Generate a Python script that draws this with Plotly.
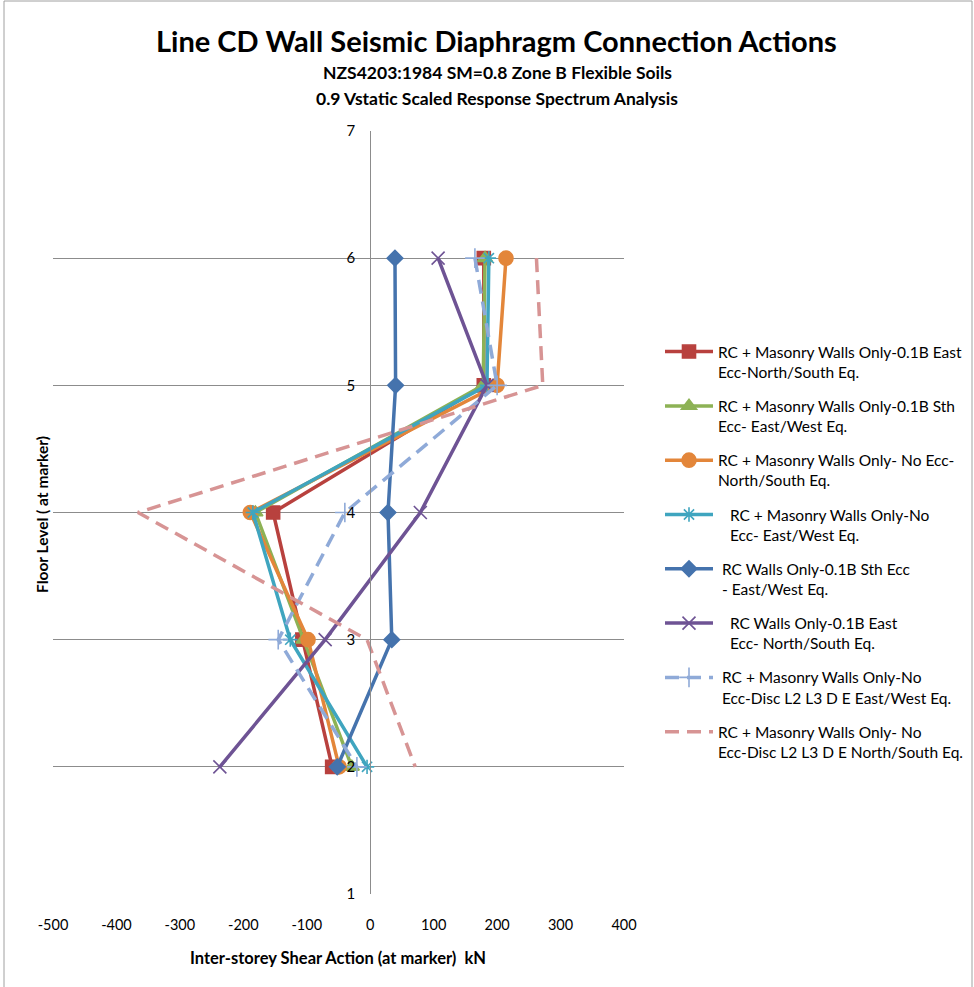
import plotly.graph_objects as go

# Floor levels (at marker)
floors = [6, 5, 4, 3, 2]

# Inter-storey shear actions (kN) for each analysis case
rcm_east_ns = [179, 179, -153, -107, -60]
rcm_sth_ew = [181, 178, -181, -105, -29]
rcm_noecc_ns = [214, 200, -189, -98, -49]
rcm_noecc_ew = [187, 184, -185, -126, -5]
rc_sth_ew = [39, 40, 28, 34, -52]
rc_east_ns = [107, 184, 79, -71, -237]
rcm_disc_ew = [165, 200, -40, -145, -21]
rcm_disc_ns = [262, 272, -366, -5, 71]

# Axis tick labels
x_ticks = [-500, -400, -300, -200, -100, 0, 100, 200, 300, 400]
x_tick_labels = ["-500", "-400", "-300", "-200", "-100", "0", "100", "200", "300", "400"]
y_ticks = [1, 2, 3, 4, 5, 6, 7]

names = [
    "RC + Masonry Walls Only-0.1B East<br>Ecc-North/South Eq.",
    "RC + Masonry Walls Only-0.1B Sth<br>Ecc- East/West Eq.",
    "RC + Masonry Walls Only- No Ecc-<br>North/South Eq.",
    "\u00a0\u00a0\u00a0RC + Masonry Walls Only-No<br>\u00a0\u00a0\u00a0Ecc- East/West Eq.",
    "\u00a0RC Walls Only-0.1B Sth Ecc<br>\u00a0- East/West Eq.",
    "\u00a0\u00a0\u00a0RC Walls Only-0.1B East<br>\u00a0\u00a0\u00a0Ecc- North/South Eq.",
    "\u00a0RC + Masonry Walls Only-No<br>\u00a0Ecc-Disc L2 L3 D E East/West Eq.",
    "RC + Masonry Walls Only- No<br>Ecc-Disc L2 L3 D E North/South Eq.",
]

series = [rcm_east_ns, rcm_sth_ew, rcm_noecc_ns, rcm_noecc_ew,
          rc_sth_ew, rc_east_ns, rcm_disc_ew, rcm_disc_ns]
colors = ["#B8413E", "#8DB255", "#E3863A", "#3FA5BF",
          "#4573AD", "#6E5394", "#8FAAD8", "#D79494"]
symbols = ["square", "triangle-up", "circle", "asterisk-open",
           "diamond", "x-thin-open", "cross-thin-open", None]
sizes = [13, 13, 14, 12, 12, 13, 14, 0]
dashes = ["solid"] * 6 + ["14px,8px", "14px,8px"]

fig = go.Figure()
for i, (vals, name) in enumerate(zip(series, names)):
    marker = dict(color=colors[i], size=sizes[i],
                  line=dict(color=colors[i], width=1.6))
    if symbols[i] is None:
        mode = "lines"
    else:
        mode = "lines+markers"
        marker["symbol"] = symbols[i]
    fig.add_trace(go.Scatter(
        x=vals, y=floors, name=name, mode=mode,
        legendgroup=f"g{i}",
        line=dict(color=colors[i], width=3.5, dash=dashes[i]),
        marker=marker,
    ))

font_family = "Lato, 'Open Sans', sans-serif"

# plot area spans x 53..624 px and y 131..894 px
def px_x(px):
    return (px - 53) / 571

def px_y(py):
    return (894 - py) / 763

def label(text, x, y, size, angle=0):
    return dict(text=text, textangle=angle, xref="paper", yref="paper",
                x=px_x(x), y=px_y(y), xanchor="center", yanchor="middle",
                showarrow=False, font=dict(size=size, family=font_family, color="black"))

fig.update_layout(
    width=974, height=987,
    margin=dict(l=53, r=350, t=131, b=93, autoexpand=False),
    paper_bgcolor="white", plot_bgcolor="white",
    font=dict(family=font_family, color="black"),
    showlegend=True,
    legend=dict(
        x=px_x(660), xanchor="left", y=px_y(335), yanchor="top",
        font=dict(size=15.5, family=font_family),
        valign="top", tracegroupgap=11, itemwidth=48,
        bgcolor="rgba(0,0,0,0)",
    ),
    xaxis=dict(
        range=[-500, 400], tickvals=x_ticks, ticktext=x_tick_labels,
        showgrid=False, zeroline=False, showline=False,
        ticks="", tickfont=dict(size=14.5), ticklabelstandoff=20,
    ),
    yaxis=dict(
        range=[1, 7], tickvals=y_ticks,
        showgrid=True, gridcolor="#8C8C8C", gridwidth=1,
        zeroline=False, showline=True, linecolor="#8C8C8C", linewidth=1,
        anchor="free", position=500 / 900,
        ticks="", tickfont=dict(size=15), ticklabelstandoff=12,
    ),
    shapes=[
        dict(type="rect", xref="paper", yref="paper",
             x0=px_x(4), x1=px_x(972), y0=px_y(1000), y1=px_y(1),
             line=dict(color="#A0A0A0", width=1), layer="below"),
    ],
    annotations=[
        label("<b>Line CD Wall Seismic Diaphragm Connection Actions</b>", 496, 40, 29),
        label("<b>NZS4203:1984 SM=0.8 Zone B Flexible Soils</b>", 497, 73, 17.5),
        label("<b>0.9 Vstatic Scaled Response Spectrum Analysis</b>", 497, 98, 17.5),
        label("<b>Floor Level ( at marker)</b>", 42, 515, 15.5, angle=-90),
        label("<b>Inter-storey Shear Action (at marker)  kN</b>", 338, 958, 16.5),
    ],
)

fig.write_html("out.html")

----------------

Your task is an exact transcription of all the data, minus the pictures.

Generate a Python script that draws this with Plotly.
import plotly.graph_objects as go

# Floor levels (at marker)
floors = [6, 5, 4, 3, 2]

# Inter-storey shear actions (kN) for each analysis case
rcm_east_ns = [179, 179, -153, -107, -60]
rcm_sth_ew = [181, 178, -181, -105, -29]
rcm_noecc_ns = [214, 200, -189, -98, -49]
rcm_noecc_ew = [187, 184, -185, -126, -5]
rc_sth_ew = [39, 40, 28, 34, -52]
rc_east_ns = [107, 184, 79, -71, -237]
rcm_disc_ew = [165, 200, -40, -145, -21]
rcm_disc_ns = [262, 272, -366, -5, 71]

# Axis tick labels
x_ticks = [-500, -400, -300, -200, -100, 0, 100, 200, 300, 400]
x_tick_labels = ["-500", "-400", "-300", "-200", "-100", "0", "100", "200", "300", "400"]
y_ticks = [1, 2, 3, 4, 5, 6, 7]

names = [
    "RC + Masonry Walls Only-0.1B East<br>Ecc-North/South Eq.",
    "RC + Masonry Walls Only-0.1B Sth<br>Ecc- East/West Eq.",
    "RC + Masonry Walls Only- No Ecc-<br>North/South Eq.",
    "\u00a0\u00a0\u00a0RC + Masonry Walls Only-No<br>\u00a0\u00a0\u00a0Ecc- East/West Eq.",
    "\u00a0RC Walls Only-0.1B Sth Ecc<br>\u00a0- East/West Eq.",
    "\u00a0\u00a0\u00a0RC Walls Only-0.1B East<br>\u00a0\u00a0\u00a0Ecc- North/South Eq.",
    "\u00a0RC + Masonry Walls Only-No<br>\u00a0Ecc-Disc L2 L3 D E East/West Eq.",
    "RC + Masonry Walls Only- No<br>Ecc-Disc L2 L3 D E North/South Eq.",
]

series = [rcm_east_ns, rcm_sth_ew, rcm_noecc_ns, rcm_noecc_ew,
          rc_sth_ew, rc_east_ns, rcm_disc_ew, rcm_disc_ns]
colors = ["#B8413E", "#8DB255", "#E3863A", "#3FA5BF",
          "#4573AD", "#6E5394", "#8FAAD8", "#D79494"]
symbols = ["square", "triangle-up", "circle", "asterisk-open",
           "diamond", "x-thin-open", "cross-thin-open", None]
sizes = [13, 13, 14, 12, 12, 13, 14, 0]
dashes = ["solid"] * 6 + ["14px,8px", "14px,8px"]

fig = go.Figure()
for i, (vals, name) in enumerate(zip(series, names)):
    marker = dict(color=colors[i], size=sizes[i],
                  line=dict(color=colors[i], width=1.6))
    if symbols[i] is None:
        mode = "lines"
    else:
        mode = "lines+markers"
        marker["symbol"] = symbols[i]
    fig.add_trace(go.Scatter(
        x=vals, y=floors, name=name, mode=mode,
        legendgroup=f"g{i}",
        line=dict(color=colors[i], width=3.5, dash=dashes[i]),
        marker=marker,
    ))

font_family = "Lato, 'Open Sans', sans-serif"

# plot area spans x 53..624 px and y 131..894 px
def px_x(px):
    return (px - 53) / 571

def px_y(py):
    return (894 - py) / 763

def label(text, x, y, size, angle=0):
    return dict(text=text, textangle=angle, xref="paper", yref="paper",
                x=px_x(x), y=px_y(y), xanchor="center", yanchor="middle",
                showarrow=False, font=dict(size=size, family=font_family, color="black"))

fig.update_layout(
    width=974, height=987,
    margin=dict(l=53, r=350, t=131, b=93, autoexpand=False),
    paper_bgcolor="white", plot_bgcolor="white",
    font=dict(family=font_family, color="black"),
    showlegend=True,
    legend=dict(
        x=px_x(660), xanchor="left", y=px_y(335), yanchor="top",
        font=dict(size=15.5, family=font_family),
        valign="top", tracegroupgap=11, itemwidth=48,
        bgcolor="rgba(0,0,0,0)",
    ),
    xaxis=dict(
        range=[-500, 400], tickvals=x_ticks, ticktext=x_tick_labels,
        showgrid=False, zeroline=False, showline=False,
        ticks="", tickfont=dict(size=14.5), ticklabelstandoff=20,
    ),
    yaxis=dict(
        range=[1, 7], tickvals=y_ticks,
        showgrid=True, gridcolor="#8C8C8C", gridwidth=1,
        zeroline=False, showline=True, linecolor="#8C8C8C", linewidth=1,
        anchor="free", position=500 / 900,
        ticks="", tickfont=dict(size=15), ticklabelstandoff=12,
    ),
    shapes=[
        dict(type="rect", xref="paper", yref="paper",
             x0=px_x(4), x1=px_x(972), y0=px_y(1000), y1=px_y(1),
             line=dict(color="#A0A0A0", width=1), layer="below"),
    ],
    annotations=[
        label("<b>Line CD Wall Seismic Diaphragm Connection Actions</b>", 496, 40, 29),
        label("<b>NZS4203:1984 SM=0.8 Zone B Flexible Soils</b>", 497, 73, 17.5),
        label("<b>0.9 Vstatic Scaled Response Spectrum Analysis</b>", 497, 98, 17.5),
        label("<b>Floor Level ( at marker)</b>", 42, 515, 15.5, angle=-90),
        label("<b>Inter-storey Shear Action (at marker)  kN</b>", 338, 958, 16.5),
    ],
)

fig.write_html("out.html")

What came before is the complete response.